■ Available data:
-- start --
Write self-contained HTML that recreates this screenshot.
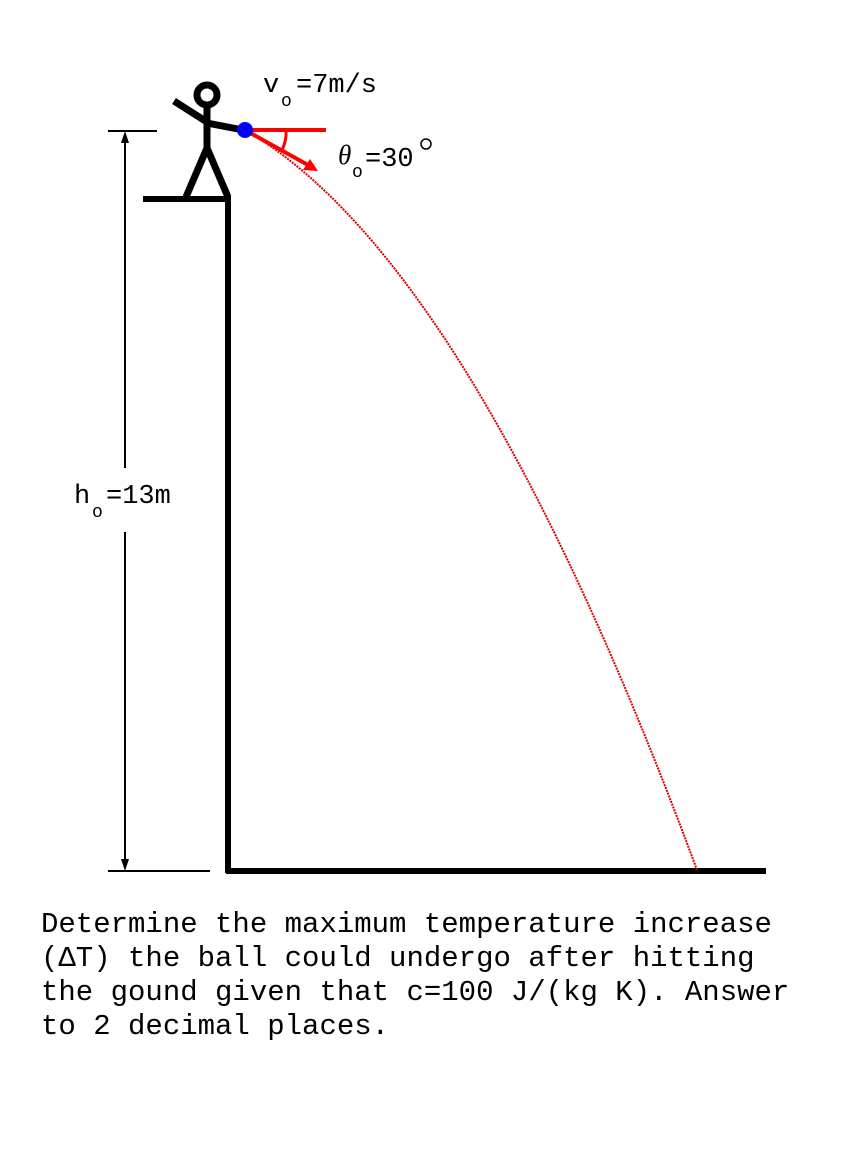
<!DOCTYPE html>
<html><head><style>body{margin:0;background:#fff}</style></head><body>
<svg width="851" height="1155" xmlns="http://www.w3.org/2000/svg">
<rect width="851" height="1155" fill="#fff"/>
<line x1="228" y1="199" x2="228" y2="873" stroke="#000" stroke-width="6"/>
<line x1="226" y1="871" x2="766" y2="871" stroke="#000" stroke-width="6"/>
<line x1="143" y1="199" x2="231" y2="199" stroke="#000" stroke-width="6"/>
<circle cx="207" cy="95" r="10" fill="none" stroke="#000" stroke-width="7"/>
<line x1="207" y1="105" x2="207" y2="150" stroke="#000" stroke-width="7"/>
<line x1="174" y1="101" x2="207" y2="122" stroke="#000" stroke-width="7"/>
<line x1="207" y1="123" x2="243" y2="130" stroke="#000" stroke-width="7"/>
<line x1="207" y1="148" x2="186" y2="197" stroke="#000" stroke-width="7"/>
<line x1="207" y1="148" x2="228" y2="197" stroke="#000" stroke-width="7"/>
<path d="M245,130 Q471,260 697,870" fill="none" stroke="#d00" stroke-width="2" stroke-dasharray="2,1"/>
<line x1="245" y1="130" x2="326" y2="130" stroke="#f00" stroke-width="4"/>
<line x1="245" y1="130" x2="308" y2="165" stroke="#f00" stroke-width="4"/>
<polygon points="318,171 303,170 310,159" fill="#f00"/>
<path d="M286,130 Q287,141 281,152" fill="none" stroke="#f00" stroke-width="3"/>
<circle cx="245" cy="130" r="8" fill="#00f"/>
<line x1="108" y1="131" x2="157" y2="131" stroke="#000" stroke-width="2"/>
<line x1="108" y1="871" x2="210" y2="871" stroke="#000" stroke-width="2"/>
<line x1="125" y1="140" x2="125" y2="468" stroke="#000" stroke-width="2"/>
<line x1="125" y1="532" x2="125" y2="862" stroke="#000" stroke-width="2"/>
<polygon points="125,131 121,143 129,143" fill="#000"/>
<polygon points="125,871 121,859 129,859" fill="#000"/>
<g font-family="Liberation Mono, monospace" font-size="27" fill="#000">
<text x="263" y="92">v</text><text x="281" y="106" font-size="18">o</text><text x="296" y="92">=7m/s</text>
<text x="338" y="164" font-family="Liberation Serif, serif" font-style="italic">θ</text><text x="352" y="177" font-size="18">o</text><text x="365" y="166">=30</text><circle cx="426" cy="144" r="5" fill="none" stroke="#000" stroke-width="1.5"/>
<text x="74" y="503">h</text><text x="92" y="517" font-size="18">o</text><text x="106" y="503">=13m</text>
</g>
<g font-family="Liberation Mono, monospace" font-size="29" fill="#000">
<text x="41" y="932">Determine the maximum temperature increase</text>
<text x="41" y="966">(ΔT) the ball could undergo after hitting</text>
<text x="41" y="1000">the gound given that c=100 J/(kg K). Answer</text>
<text x="41" y="1034">to 2 decimal places.</text>
</g>
</svg>
</body></html>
-- end --
■ Exercise objective: Reproduce the material in its entirety and word for word, without the pictures.

■ Result of the exercise:
Write self-contained HTML that recreates this screenshot.
<!DOCTYPE html>
<html><head><style>body{margin:0;background:#fff}</style></head><body>
<svg width="851" height="1155" xmlns="http://www.w3.org/2000/svg">
<rect width="851" height="1155" fill="#fff"/>
<line x1="228" y1="199" x2="228" y2="873" stroke="#000" stroke-width="6"/>
<line x1="226" y1="871" x2="766" y2="871" stroke="#000" stroke-width="6"/>
<line x1="143" y1="199" x2="231" y2="199" stroke="#000" stroke-width="6"/>
<circle cx="207" cy="95" r="10" fill="none" stroke="#000" stroke-width="7"/>
<line x1="207" y1="105" x2="207" y2="150" stroke="#000" stroke-width="7"/>
<line x1="174" y1="101" x2="207" y2="122" stroke="#000" stroke-width="7"/>
<line x1="207" y1="123" x2="243" y2="130" stroke="#000" stroke-width="7"/>
<line x1="207" y1="148" x2="186" y2="197" stroke="#000" stroke-width="7"/>
<line x1="207" y1="148" x2="228" y2="197" stroke="#000" stroke-width="7"/>
<path d="M245,130 Q471,260 697,870" fill="none" stroke="#d00" stroke-width="2" stroke-dasharray="2,1"/>
<line x1="245" y1="130" x2="326" y2="130" stroke="#f00" stroke-width="4"/>
<line x1="245" y1="130" x2="308" y2="165" stroke="#f00" stroke-width="4"/>
<polygon points="318,171 303,170 310,159" fill="#f00"/>
<path d="M286,130 Q287,141 281,152" fill="none" stroke="#f00" stroke-width="3"/>
<circle cx="245" cy="130" r="8" fill="#00f"/>
<line x1="108" y1="131" x2="157" y2="131" stroke="#000" stroke-width="2"/>
<line x1="108" y1="871" x2="210" y2="871" stroke="#000" stroke-width="2"/>
<line x1="125" y1="140" x2="125" y2="468" stroke="#000" stroke-width="2"/>
<line x1="125" y1="532" x2="125" y2="862" stroke="#000" stroke-width="2"/>
<polygon points="125,131 121,143 129,143" fill="#000"/>
<polygon points="125,871 121,859 129,859" fill="#000"/>
<g font-family="Liberation Mono, monospace" font-size="27" fill="#000">
<text x="263" y="92">v</text><text x="281" y="106" font-size="18">o</text><text x="296" y="92">=7m/s</text>
<text x="338" y="164" font-family="Liberation Serif, serif" font-style="italic">θ</text><text x="352" y="177" font-size="18">o</text><text x="365" y="166">=30</text><circle cx="426" cy="144" r="5" fill="none" stroke="#000" stroke-width="1.5"/>
<text x="74" y="503">h</text><text x="92" y="517" font-size="18">o</text><text x="106" y="503">=13m</text>
</g>
<g font-family="Liberation Mono, monospace" font-size="29" fill="#000">
<text x="41" y="932">Determine the maximum temperature increase</text>
<text x="41" y="966">(ΔT) the ball could undergo after hitting</text>
<text x="41" y="1000">the gound given that c=100 J/(kg K). Answer</text>
<text x="41" y="1034">to 2 decimal places.</text>
</g>
</svg>
</body></html>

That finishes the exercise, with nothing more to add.